En briguant de nouveau la mairie du Havre dans un contexte national tendu, Edouard Philippe défie le vote sanction et joue son poste de Premier ministre, mais aussi son avenir politique dans son propre fief.
Est-ce seulement pour exorciser ses craintes qu’Edouard Philippe martèle depuis des semaines que ces municipales seront pour lui, « humainement comme politiquement », « une élection difficile » ? Une ministre y verrait presque une coquetterie, soufflant que « c’est mieux d’être victorieux quand on s’est fait un peu peur avant ».
Car M. Philippe part favori dans son bastion, dont il est élu depuis 2001 et dont il fut maire de 2010 à 2017, avant de poser ses valises à Matignon.
Un récent sondage l’a d’ailleurs placé en tête au 1er tour avec 42 % des intentions de vote, loin devant ses concurrents, le communiste Jean-Paul Lecoq (25 %) et l’écologiste Alexis Deck (16 %).
Mais l’étude a été effectuée avant que le chef du gouvernement ne décide de déclencher l’article 49-3 pour la réforme des retraites, et avant aussi que la pandémie de coronavirus ne vienne bouleverser le quotidien des Français.
Elu au 1er tour en 2014 avec 52 % des voix, il est six ans plus tard mesuré avec 10 points de moins. D’où un optimisme raisonné de M. Philippe, qui sait qu’une défaite rendrait sa situation intenable à Matignon. « Est-il encore à 42 % ? », s’inquiète un proche.

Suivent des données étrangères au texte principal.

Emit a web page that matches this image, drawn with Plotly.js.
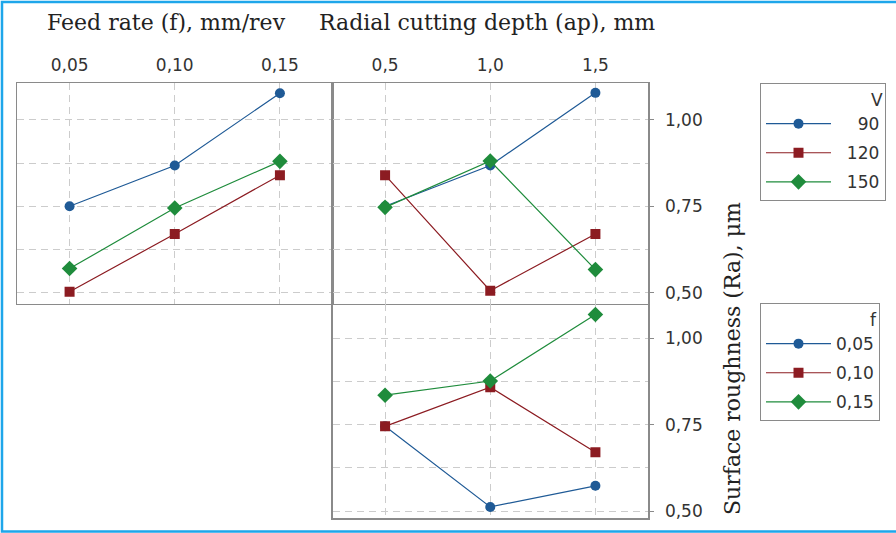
<!DOCTYPE html>
<html>
<head>
<meta charset="utf-8">
<script src="https://cdn.plot.ly/plotly-3.0.1.min.js"></script>
<style>html,body{margin:0;padding:0;background:#fff;}#chart{width:896px;height:533px;}</style>
</head>
<body>
<div id="chart"></div>
<script>
// ---- data ----
const fVals = [0.05, 0.10, 0.15];
const fLabels = ['0,05', '0,10', '0,15'];
const apVals = [0.5, 1.0, 1.5];
const apLabels = ['0,5', '1,0', '1,5'];
const vLevels = ['90', '120', '150'];
const fLevels = ['0,05', '0,10', '0,15'];
const raTicks = [0.50, 0.75, 1.00];
const raLabels = ['0,50', '0,75', '1,00'];

// Ra vs feed rate, per cutting speed V
const raVf_90  = [0.750, 0.868, 1.077];
const raVf_120 = [0.503, 0.670, 0.840];
const raVf_150 = [0.570, 0.745, 0.880];
// Ra vs radial depth, per cutting speed V
const raVap_90  = [0.750, 0.868, 1.078];
const raVap_120 = [0.840, 0.506, 0.670];
const raVap_150 = [0.747, 0.881, 0.567];
// Ra vs radial depth, per feed rate f
const raFap_005 = [0.745, 0.512, 0.573];
const raFap_010 = [0.745, 0.858, 0.670];
const raFap_015 = [0.835, 0.876, 1.068];

// ---- styling ----
const colors = ['#1f5a96', '#8c1c22', '#1f8c3c'];
const symbols = ['circle', 'square', 'diamond'];
const msize = [10, 10, 12];
const FIG = '\u2007';
const pad = s => FIG.repeat(Math.max(0, 4 - s.length)) + s;

const traces = [];
function addSeries(xs, ys, i, xa, ya, name, legend, show) {
  traces.push({
    type: 'scatter', mode: 'lines+markers',
    x: xs, y: ys, xaxis: xa, yaxis: ya,
    name: name, legend: legend, showlegend: show,
    legendgroup: legend + '_' + i,
    line: {color: colors[i], width: 1.2},
    marker: {color: colors[i], symbol: symbols[i], size: msize[i]},
    hoverinfo: 'x+y+name'
  });
}
const vf = [raVf_90, raVf_120, raVf_150];
const vap = [raVap_90, raVap_120, raVap_150];
const fap = [raFap_005, raFap_010, raFap_015];
vf.forEach((ys, i) => addSeries(fVals, ys, i, 'x', 'y', pad(vLevels[i]), 'legend', true));
vap.forEach((ys, i) => addSeries(apVals, ys, i, 'x2', 'y2', pad(vLevels[i]), 'legend', false));
fap.forEach((ys, i) => addSeries(apVals, ys, i, 'x3', 'y3', pad(fLevels[i]), 'legend2', true));

const W = 896, H = 533;
const px = v => v / W, py = v => 1 - v / H;
const lineCol = '#8a8a8a';
const gridCol = '#cccccc';
const tickFont = {family: 'DejaVu Sans', size: 17, color: '#333'};
const titleFont = {family: 'DejaVu Serif', size: 22, color: '#222'};

const xBase = {
  side: 'top', showline: true, mirror: true, linecolor: lineCol, linewidth: 1.5,
  showgrid: true, gridcolor: gridCol, griddash: '7px,5px', gridwidth: 1,
  ticks: '', zeroline: false, tickfont: tickFont, ticklabelstandoff: 4, fixedrange: true
};
const yBase = {
  showline: true, mirror: true, linecolor: lineCol, linewidth: 1.5,
  showgrid: true, gridcolor: gridCol, griddash: '7px,5px', gridwidth: 1,
  tickmode: 'array', tickvals: raTicks, ticktext: raLabels,
  minor: {dtick: 0.125, tick0: 0, showgrid: true, gridcolor: gridCol, griddash: '7px,5px', gridwidth: 1, ticks: ''},
  zeroline: false, tickfont: tickFont, fixedrange: true
};

const legendBase = {
  xanchor: 'left', yanchor: 'top',
  bgcolor: '#fff', bordercolor: '#8a8a8a', borderwidth: 1,
  font: tickFont, traceorder: 'grouped', tracegroupgap: 4, itemwidth: 65
};

const layout = {
  width: W, height: H,
  margin: {l: 0, r: 0, t: 0, b: 0},
  paper_bgcolor: '#fff', plot_bgcolor: '#fff',
  showlegend: true,
  xaxis: Object.assign({}, xBase, {domain: [px(17), px(332.5)], range: [0.025, 0.175], anchor: 'y',
    tickmode: 'array', tickvals: fVals, ticktext: fLabels}),
  xaxis2: Object.assign({}, xBase, {domain: [px(332.5), px(648)], range: [0.25, 1.75], anchor: 'y2',
    tickmode: 'array', tickvals: apVals, ticktext: apLabels}),
  xaxis3: Object.assign({}, xBase, {domain: [px(332.5), px(648)], range: [0.25, 1.75], anchor: 'y3',
    tickmode: 'array', tickvals: apVals, ticktext: apLabels, showticklabels: false,
    side: 'bottom', mirror: false}),
  yaxis: Object.assign({}, yBase, {domain: [py(303.5), py(83)], range: [0.469, 1.1065], anchor: 'x',
    showticklabels: false, ticks: ''}),
  yaxis2: Object.assign({}, yBase, {domain: [py(303.5), py(83)], range: [0.469, 1.1065], anchor: 'x2',
    side: 'right', ticks: 'outside', ticklen: 4, tickcolor: lineCol, ticklabelstandoff: 8}),
  yaxis3: Object.assign({}, yBase, {domain: [py(518), py(303.5)], range: [0.48, 1.10], anchor: 'x3',
    side: 'right', ticks: 'outside', ticklen: 4, tickcolor: lineCol, ticklabelstandoff: 8}),
  legend: Object.assign({}, legendBase, {x: px(760), y: py(83),
    title: {text: 'V', side: 'top right', font: tickFont}}),
  legend2: Object.assign({}, legendBase, {x: px(760), y: py(303),
    title: {text: 'f', side: 'top right', font: tickFont}}),
  annotations: [
    {text: 'Feed rate (f), mm/rev', xref: 'paper', yref: 'paper', x: px(166), y: py(22),
     xanchor: 'center', yanchor: 'middle', showarrow: false, font: titleFont},
    {text: 'Radial cutting depth (ap), mm', xref: 'paper', yref: 'paper', x: px(487), y: py(22),
     xanchor: 'center', yanchor: 'middle', showarrow: false, font: titleFont},
    {text: 'Surface roughness (Ra), μm', xref: 'paper', yref: 'paper', x: px(732), y: py(359),
     xanchor: 'center', yanchor: 'middle', textangle: -90, showarrow: false, font: titleFont}
  ],
  shapes: [
    {type: 'rect', xref: 'paper', yref: 'paper', x0: px(2), x1: 1.02, y0: py(531.5), y1: py(2),
     line: {color: '#1ea6ea', width: 2.5}, fillcolor: 'rgba(0,0,0,0)', layer: 'above'}
  ]
};

Plotly.newPlot('chart', traces, layout, {displayModeBar: false, staticPlot: true});
</script>
</body>
</html>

Les incertitudes restent nombreuses dans cette campagne pour le candidat Philippe, happé par ses responsabilités nationales dont ont encore témoigné, samedi soir, ses annonces dramatiques de fermeture de tous les lieux non essentiels appelés à accueillir du public, dans le cadre de la stratégie d’endiguement de l’épidémie de coronavirus.
Ainsi, ses adversaires parviendront-ils à se coaliser au second tour pour tenter de le battre, en dépit de divergences profondes ?
Quel sera le niveau de participation dimanche, alors que l’abstention avait été extrêmement élevée en 2014 dans le port normand (53 %) ? Ses concurrents parviendront-ils à mobiliser les quartiers populaires pour provoquer un vote sanction ?
Tout en se défendant de vouloir « appuyer sur ce bouton-là », car « sinon on ne parle plus des Havrais », M. Lecoq glisse tout de même: « Edouard Philippe est au pouvoir depuis deux ans et les mauvais coups pleuvent ».
« L’honneur d’être une cible »
En ville, les affichettes siglées CGT et « Gilets jaunes » poussent comme des champignons contre ce « candidat virtuel »: « votez contre Edouard Philippe pour sauver le Havre et la France », proclament-elles. Sa permanence de campagne a été taguée et caillassée, ses réunions publiques précédées de manifestations et de heurts.
« Il y a peut-être des gens qui ont envie de faire campagne sur des sujets nationaux au Havre, c’est leur droit. C’est pas mon choix », rétorque en retour M. Philippe, qui n’a eu de cesse de déminer le sujet sensible de sa double casquette.
Car s’il est élu, le Premier ministre laissera les commandes à l’actuel maire sortant, Jean-Baptiste Gastinne, et ne reprendra son fauteuil qu’une fois son bail à Matignon terminé. Reste à savoir comment sera perçue la manoeuvre par les Havrais.
« Ce n’est pas pour assurer mes arrières comme le disent certains », assure-t-il. « Professionnellement, une fois que j’aurai cessé d’être Premier ministre, ça va aller, je serai employable hein », ironise-t-il en petit comité.
Lui préfère parler de son attachement viscéral au Havre, « la ville où mon père est enterré, le père de mon père, le père du père de mon père ». Le seul endroit « où je peux envisager de me présenter au suffrage universel », jure-t-il, voyant dans le scrutin un moyen d’obtenir une nouvelle légitimation par les urnes.
Et puis « cela peut être utile d’avoir été Premier ministre quand on est maire d’une grande ville », sussure-t-il aussi, par exemple à l’heure où il faut choisir qui de Paris, Le Havre ou Rouen doit abriter le futur siège social des trois ports réunis…
En tout cas, M. Philippe sait que tout résultat en demi-teinte sera exploité politiquement, un proche pestant contre « ces députés bienveillants qui disent que c’est un désaveu s’il n’est pas élu au 1er tour ». Mais au Havre comme à Paris, « on n’abdique pas l’honneur d’être une cible », rétorque M. Philippe.